The tides and currents that surround Orkney are now the global focus for marine renewable energy. Harnessing this magnificent natural resource as a sunrise industry in these tough economic times is both a challenge that technology developers and stakeholders embrace, and an opportunity for us to redevelop and extend our piers and harbours infrastructure to support this potentially massive industry.
We are diverse in the types of piers and harbours that we own and manage; from small slipways that provide refuge for family pleasure craft to piers that provide safe and deep water berthing for some of the worlds largest cruise ships.
In all, Marine Services has 31 piers and harbours and 3 marinas (www.orkneymarinas.co.uk) under its jurisdiction, hosting ferries and fishing vessels, tankers and tugs, cruise liners and creel boats, destroyers and dive boats. As with any island community, its harbours play a vital role in the daily lives of its people. Because of its long seafaring tradition, Orkneys piers have become the hub of island activity; towns and villages grew up around them, hotels and restaurants overlook them and the majority of the 180,000 tourists who visit annually arrive upon them.

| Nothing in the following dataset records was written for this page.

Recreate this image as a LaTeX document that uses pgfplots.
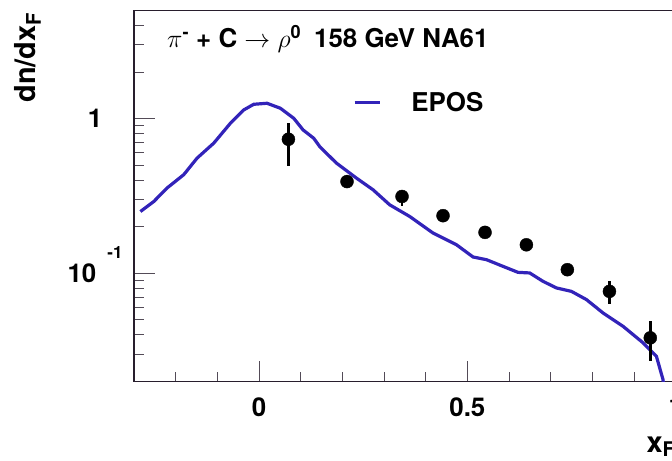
\RequirePackage{fix-cm}
\documentclass[border=0pt]{standalone}
\usepackage{fontspec}
\setmainfont{TeX Gyre Heros}
\usepackage{pgfplots}
\usepackage{pgfplotstable}
\pgfplotsset{compat=1.18}
\definecolor{epos}{RGB}{50,35,185}
\definecolor{axcol}{RGB}{40,30,45}
\newcommand{\tfont}{\bfseries\fontsize{26}{30}\selectfont}
\newcommand{\afont}{\bfseries\fontsize{29}{34}\selectfont}

\pgfplotstableread{
x        y
-0.2846  0.251
-0.2527  0.291
-0.2208  0.356
-0.1807  0.434
-0.1488  0.555
-0.1087  0.694
-0.0686  0.934
-0.0367  1.138
-0.0127  1.238
0.0192   1.257
0.0514   1.167
0.0833   1.006
0.1056   0.846
0.1313   0.747
0.1457   0.660
0.1857   0.516
0.2337   0.413
0.2736   0.347
0.3136   0.2774
0.3616   0.2332
0.4175   0.1823
0.4737   0.1532
0.5136   0.1276
0.5457   0.1226
0.5856   0.1110
0.6216   0.1015
0.6496   0.1006
0.6816   0.0888
0.7137   0.0805
0.7497   0.0765
0.7857   0.0677
0.8255   0.0555
0.8735   0.0455
0.9215   0.0356
0.9537   0.0291
0.9695   0.0206
0.9750   0.0150
}\epostable

\pgfplotstableread{
x       y       ep      em
0.0706  0.736   0.198   0.241
0.2112  0.392   0.025   0.025
0.3432  0.314   0.030   0.041
0.4416  0.236   0.015   0.015
0.5424  0.184   0.012   0.012
0.6417  0.153   0.010   0.010
0.7400  0.1056  0.008   0.008
0.8410  0.0765  0.0123  0.0128
0.9390  0.0383  0.0107  0.0112
}\datatable

\begin{document}
\begin{tikzpicture}
\useasboundingbox (0,0) rectangle (672bp,461bp);
\clip (0,0) rectangle (672bp,461bp);
\begin{axis}[
  at={(134bp,79.5bp)}, anchor=south west,
  scale only axis, width=541.7bp, height=371bp,
  xmin=-0.3, xmax=1.0, ymode=log, ymin=0.02, ymax=5,
  axis line style={line width=1.6bp, axcol},
  tick pos=left, tick align=inside,
  major tick length=21bp, minor tick length=10bp,
  every tick/.append style={line width=1bp, axcol!80},
  xtick={0,0.5,1}, xticklabels={0,0.5,1},
  minor xtick={-0.2,-0.1,0.1,0.2,0.3,0.4,0.6,0.7,0.8,0.9},
  ytick={0.1,1},
  yticklabels={{10\hspace{11bp}\smash{\raisebox{24bp}{\fontsize{17}{17}\selectfont -1}}},1},
  minor ytick={0.02,0.03,0.04,0.05,0.06,0.07,0.08,0.09,0.2,0.3,0.4,0.5,0.6,0.7,0.8,0.9,2,3,4,5},
  xticklabel style={font=\tfont, anchor=north, inner sep=0pt, yshift=-15.7bp},
  yticklabel style={font=\tfont, anchor=center, inner sep=0pt, xshift=-39bp},
  xlabel={x\textsubscript{F}},
  xlabel style={font=\afont, at={([yshift=-70.7bp]rel axis cs:1,0)}, anchor=base east, inner sep=0pt},
  ylabel={dn/dx\textsubscript{F}},
  ylabel style={font=\afont, at={([xshift=-98bp,yshift=-2bp]rel axis cs:0,1)}, anchor=base east, rotate=0, inner sep=0pt},
  legend style={draw=none, fill=none, at={(rel axis cs:0.4041,0.7514)}, anchor=west,
    inner sep=0pt, font=\tfont, nodes={inner sep=0pt},
    /tikz/every odd column/.append style={column sep=30bp}},
  legend image code/.code={\draw[#1] (0bp,0bp) -- (25bp,0bp);},
  clip=true,
]
\addplot[color=epos, line width=3.2bp, no marks] table[x=x, y=y] {\epostable};
\addlegendentry{EPOS}
\addplot[forget plot, only marks, mark=*, mark size=6.5bp, black,
  error bars/.cd, y dir=both, y explicit, error mark=none,
  error bar style={line width=2.5bp, black}]
  table[x=x, y=y, y error plus=ep, y error minus=em] {\datatable};
\node[anchor=base west, inner sep=0pt, font=\tfont] at (rel axis cs:0.0609,0.899)
  {$\pi$\textsuperscript{-} + C $\rightarrow$ $\rho$\textsuperscript{0}\hspace{0.5em}158 GeV NA61};
\end{axis}
\end{tikzpicture}
\end{document}
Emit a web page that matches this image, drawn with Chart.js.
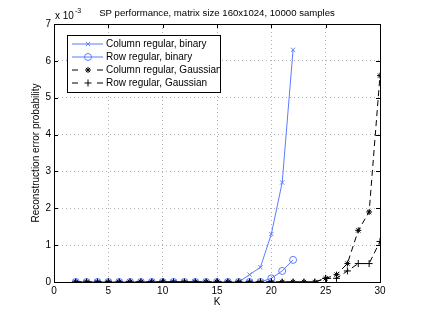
<!DOCTYPE html>
<html>
<head>
<meta charset="utf-8">
<script src="https://cdn.jsdelivr.net/npm/chart.js@4.4.1/dist/chart.umd.min.js"></script>
<style>
  html, body { margin: 0; padding: 0; background: #fff; }
  #wrap { width: 421px; height: 318px; }
</style>
</head>
<body>
<div id="wrap"><canvas id="c" width="421" height="318"></canvas></div>
<script>
// values are in units of 1e-3 (axis shows "x 10^-3")
const TITLE = "SP performance, matrix size 160x1024, 10000 samples";
const K_BIN   = [2,3,4,5,6,7,8,9,10,11,12,13,14,15,16,17,18,19,20,21,22];
const K_GAUSS = [2,3,4,5,6,7,8,9,10,11,12,13,14,15,16,17,18,19,20,21,22,23,24,25,26,27,28,29,30];

const colBinary = [0,0,0,0,0,0,0,0,0,0,0,0,0,0,0,0,0.2,0.4,1.3,2.7,6.3];
const rowBinary = [0,0,0,0,0,0,0,0,0,0,0,0,0,0,0,0,0,0,0.1,0.3,0.6];
const colGauss  = [0,0,0,0,0,0,0,0,0,0,0,0,0,0,0,0,0,0,0,0,0,0,0,0.1,0.2,0.5,1.4,1.9,5.6];
const rowGauss  = [0,0,0,0,0,0,0,0,0,0,0,0,0,0,0,0,0,0,0,0,0,0,0,0.1,0.1,0.3,0.5,0.5,1.1];

const X_TICKS = [0,5,10,15,20,25,30];
const Y_TICKS = [0,1,2,3,4,5,6,7];

const LABELS = ["Column regular, binary", "Row regular, binary", "Column regular, Gaussian", "Row regular, Gaussian"];

const BLUE = "#5b7cff";
const BLACK = "#000";
const FONT = "Liberation Sans, Arial, Helvetica, sans-serif";

function pts(xs, ys){ return xs.map((x, i) => ({ x, y: ys[i] })); }

const series = [
  { label: LABELS[0], data: pts(K_BIN, colBinary), color: BLUE,  style: "crossRot", dash: [],     r: 3,   order: 4 },
  { label: LABELS[1], data: pts(K_BIN, rowBinary), color: BLUE,  style: "circle",   dash: [],     r: 3.5, order: 3 },
  { label: LABELS[2], data: pts(K_GAUSS, colGauss), color: BLACK, style: "star",     dash: [6,4],  r: 3,   order: 2 },
  { label: LABELS[3], data: pts(K_GAUSS, rowGauss), color: BLACK, style: "cross",    dash: [6,4],  r: 3.5, order: 1 },
];

// frame, inside ticks, x10^-3 note, title and legend box (matlab look)
const matlabDeco = {
  id: "matlabDeco",
  beforeDatasetsDraw(chart){
    const { ctx, chartArea: a } = chart;
    ctx.save();
    ctx.strokeStyle = "#000";
    ctx.lineWidth = 1;
    ctx.beginPath();
    const xs = chart.scales.x, ys = chart.scales.y;
    X_TICKS.forEach(t => {
      const px = Math.round(xs.getPixelForValue(t)) + 0.5;
      ctx.moveTo(px, a.bottom); ctx.lineTo(px, a.bottom - 4);
      ctx.moveTo(px, a.top); ctx.lineTo(px, a.top + 4);
    });
    Y_TICKS.forEach(t => {
      const py = Math.round(ys.getPixelForValue(t)) + 0.5;
      ctx.moveTo(a.left, py); ctx.lineTo(a.left + 4, py);
      ctx.moveTo(a.right, py); ctx.lineTo(a.right - 4, py);
    });
    ctx.stroke();
    ctx.strokeRect(Math.round(a.left) + 0.5, Math.round(a.top) + 0.5, Math.round(a.right - a.left), Math.round(a.bottom - a.top));
    ctx.restore();
  },
  afterDraw(chart){
    const { ctx, chartArea: a } = chart;
    ctx.save();
    ctx.fillStyle = "#000";
    ctx.font = "9.6px " + FONT;
    ctx.textAlign = "center";
    ctx.textBaseline = "middle";
    ctx.fillText(TITLE, (a.left + a.right) / 2, 13);

    ctx.textAlign = "left";
    ctx.font = "10px " + FONT;
    ctx.fillText("x 10", a.left + 1, 16);
    ctx.font = "7px " + FONT;
    ctx.fillText("-3", a.left + 21, 11);

    // legend
    const bx = 67.5, by = 35.5, bw = 153, bh = 57;
    ctx.fillStyle = "#fff";
    ctx.fillRect(bx, by, bw, bh);
    ctx.strokeStyle = "#000";
    ctx.lineWidth = 1;
    ctx.strokeRect(bx, by, bw, bh);
    series.forEach((s, i) => {
      const y = 44 + i * 13;
      ctx.strokeStyle = s.color;
      ctx.lineWidth = 1;
      ctx.beginPath();
      if (s.dash.length) {
        ctx.moveTo(72, y); ctx.lineTo(78, y);
        ctx.moveTo(97, y); ctx.lineTo(103, y);
      } else {
        ctx.moveTo(72, y); ctx.lineTo(103, y);
      }
      ctx.stroke();
      ctx.fillStyle = "rgba(0,0,0,0)";
      ctx.strokeStyle = s.color;
      Chart.helpers.drawPoint(ctx, { pointStyle: s.style, radius: s.r, borderWidth: 1 }, 88, y);
      ctx.fillStyle = "#000";
      ctx.font = "10px " + FONT;
      ctx.textAlign = "left";
      ctx.fillText(s.label, 106, y);
    });
    ctx.restore();
  }
};

new Chart(document.getElementById("c"), {
  type: "line",
  data: {
    datasets: series.map(s => ({
      label: s.label,
      data: s.data,
      borderColor: s.color,
      backgroundColor: "transparent",
      pointBorderColor: s.color,
      pointBackgroundColor: "transparent",
      pointStyle: s.style,
      pointRadius: s.r,
      pointBorderWidth: 1,
      borderWidth: 1,
      borderDash: s.dash,
      tension: 0,
      order: s.order,
    }))
  },
  options: {
    responsive: false,
    animation: false,
    devicePixelRatio: 1,
    layout: { padding: { left: 30, right: 41, top: 24, bottom: 10 } },
    plugins: { legend: { display: false }, title: { display: false }, tooltip: { enabled: false } },
    scales: {
      x: {
        type: "linear", min: 0, max: 30,
        afterBuildTicks: (sc) => { sc.ticks = X_TICKS.map(v => ({ value: v })); },
        afterFit: (sc) => { sc.height = 26; },
        border: { display: false, dash: [1, 3] },
        grid: { color: "#b0b0b0", drawTicks: false },
        ticks: { color: "#000", font: { family: FONT, size: 10 }, padding: 3, maxRotation: 0 },
        title: { display: true, text: "K", color: "#000", font: { family: FONT, size: 10 }, padding: 0 }
      },
      y: {
        type: "linear", min: 0, max: 7,
        afterBuildTicks: (sc) => { sc.ticks = Y_TICKS.map(v => ({ value: v })); },
        afterFit: (sc) => { sc.width = 24; },
        border: { display: false, dash: [1, 3] },
        grid: { color: "#b0b0b0", drawTicks: false },
        ticks: { color: "#000", font: { family: FONT, size: 10 }, padding: 3 },
        title: { display: true, text: "Reconstruction error probability", color: "#000", font: { family: FONT, size: 10 }, padding: 0 }
      }
    }
  },
  plugins: [matlabDeco]
});
</script>
</body>
</html>
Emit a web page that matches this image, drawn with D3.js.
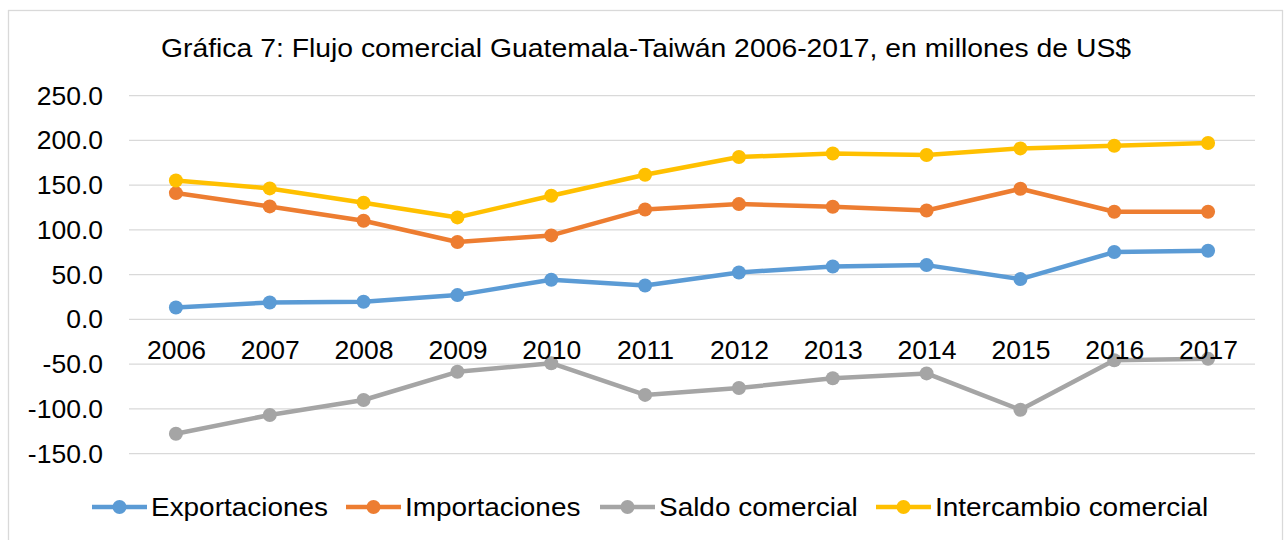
<!DOCTYPE html>
<html>
<head>
<meta charset="utf-8">
<script src="https://cdn.jsdelivr.net/npm/d3@7"></script>
<style>
  body { margin: 0; background: #fff; }
  svg { display: block; font-family: "Liberation Sans", Arial, sans-serif; }
</style>
</head>
<body>
<div id="container"></div>
<script>
/* DATA */
const years = ["2006","2007","2008","2009","2010","2011","2012","2013","2014","2015","2016","2017"];
const exportaciones = [13.4, 19.0, 19.8, 27.2, 44.4, 38.0, 52.5, 59.2, 60.7, 45.1, 75.3, 76.8];
const importaciones = [141.2, 126.3, 110.3, 86.5, 93.9, 122.9, 128.9, 125.9, 121.8, 146.0, 120.3, 120.3];
const saldo = [-127.7, -106.7, -90.0, -58.5, -48.9, -84.3, -76.6, -65.7, -60.3, -100.9, -45.6, -44.0];
const intercambio = [155.3, 146.4, 130.4, 114.0, 138.2, 161.7, 181.5, 185.5, 183.7, 191.1, 194.1, 197.1];
const yTicks = [-150, -100, -50, 0, 50, 100, 150, 200, 250];
const seriesNames = ["Exportaciones", "Importaciones", "Saldo comercial", "Intercambio comercial"];
const seriesColors = ["#5B9BD5", "#ED7D31", "#A5A5A5", "#FFC000"];

/* CONSTANTS */
const width = 1284, height = 540;
const plot = {left: 129, right: 1255, top: 95.7, bottom: 453.7};
const fontSize = 26.5;

const series = [exportaciones, importaciones, saldo, intercambio].map((vals, i) => ({
  name: seriesNames[i],
  color: seriesColors[i],
  values: vals.map((v, j) => ({year: years[j], value: v}))
}));

const svg = d3.select("#container").append("svg")
  .attr("width", width)
  .attr("height", height);

// chart border
svg.append("rect")
  .attr("x", 8.5).attr("y", 10.5)
  .attr("width", 1274).attr("height", 560)
  .attr("fill", "#fff")
  .attr("stroke", "#D9D9D9")
  .attr("stroke-width", 1.3);

// scales
const xScale = d3.scalePoint()
  .domain(years)
  .range([plot.left, plot.right])
  .padding(0.5);

const yScale = d3.scaleLinear()
  .domain([-150, 250])
  .range([plot.bottom, plot.top]);

// gridlines
svg.append("g")
  .selectAll("line")
  .data(yTicks)
  .join("line")
  .attr("x1", plot.left).attr("x2", plot.right)
  .attr("y1", d => yScale(d)).attr("y2", d => yScale(d))
  .attr("stroke", "#D9D9D9")
  .attr("stroke-width", 1.3);

// y axis labels (plain hyphen for negatives, like the original)
const fmt = d3.format(".1f");
const yAxis = d3.axisLeft(yScale)
  .tickValues(yTicks)
  .tickFormat(d => fmt(d).replace("\u2212", "-"))
  .tickSize(0)
  .tickPadding(26);

svg.append("g")
  .attr("transform", `translate(${plot.left},0)`)
  .call(yAxis)
  .call(g => g.select(".domain").remove())
  .selectAll("text")
  .attr("font-size", fontSize)
  .attr("font-family", "Liberation Sans, Arial, sans-serif")
  .attr("fill", "#000");

// lines + markers
const line = d3.line()
  .x(d => xScale(d.year))
  .y(d => yScale(d.value));

const sg = svg.append("g")
  .selectAll("g")
  .data(series)
  .join("g");

sg.append("path")
  .attr("d", d => line(d.values))
  .attr("fill", "none")
  .attr("stroke", d => d.color)
  .attr("stroke-width", 4.5)
  .attr("stroke-linejoin", "round");

sg.selectAll("circle")
  .data(d => d.values.map(v => ({...v, color: d.color})))
  .join("circle")
  .attr("cx", d => xScale(d.year))
  .attr("cy", d => yScale(d.value))
  .attr("r", 7)
  .attr("fill", d => d.color);

// x axis labels (below the zero line)
const xAxis = d3.axisBottom(xScale).tickSize(0).tickPadding(21);
svg.append("g")
  .attr("transform", `translate(0,${yScale(0)})`)
  .call(xAxis)
  .call(g => g.select(".domain").remove())
  .selectAll("text")
  .attr("font-size", fontSize)
  .attr("font-family", "Liberation Sans, Arial, sans-serif")
  .attr("fill", "#000");

// title (the original glyphs are slightly wide, so stretch a little)
svg.append("text")
  .attr("transform", "translate(646,57) scale(1.09,1)")
  .attr("text-anchor", "middle")
  .attr("font-size", 26)
  .attr("fill", "#000")
  .text("Gráfica 7: Flujo comercial Guatemala-Taiwán 2006-2017, en millones de US$");

// legend
const legendX = [92, 346, 600, 876];
const legend = svg.append("g")
  .selectAll("g")
  .data(series)
  .join("g")
  .attr("transform", (d, i) => `translate(${legendX[i]},507)`);

legend.append("line")
  .attr("x1", 0).attr("x2", 55)
  .attr("stroke", d => d.color)
  .attr("stroke-width", 4.5);

legend.append("circle")
  .attr("cx", 27.5).attr("r", 7)
  .attr("fill", d => d.color);

legend.append("text")
  .attr("transform", "translate(59,9) scale(1.054,1)")
  .attr("font-size", fontSize)
  .attr("fill", "#000")
  .text(d => d.name);
</script>
</body>
</html>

We are immensely proud to have celebrate this year the 200th Anniversary of the design of Kirkwall Pier by Thomas Telford, and also in July welcomed 31 Tall Ships as part of The Tall Ships Races 2011 Cruise in Company. In August we witnessed the completion of the redevelopment of the Lyness former naval base as a hub for the assembly and maintenance of renewable energy devices and in February 2012 we will commence the construction of the new 160 meter extension to the pier at Hatston outside Kirkwall which will give us a new berth in early 2013 of 385 metres.
The British Port Association held its annual conference in Orkney in September, and we relished that opportunity to present Orkney Islands Council Marine Services to the major port representatives in the United Kingdom.
We hope that the flood tides in 2011 will lead to good fortune for Orkney in 2012.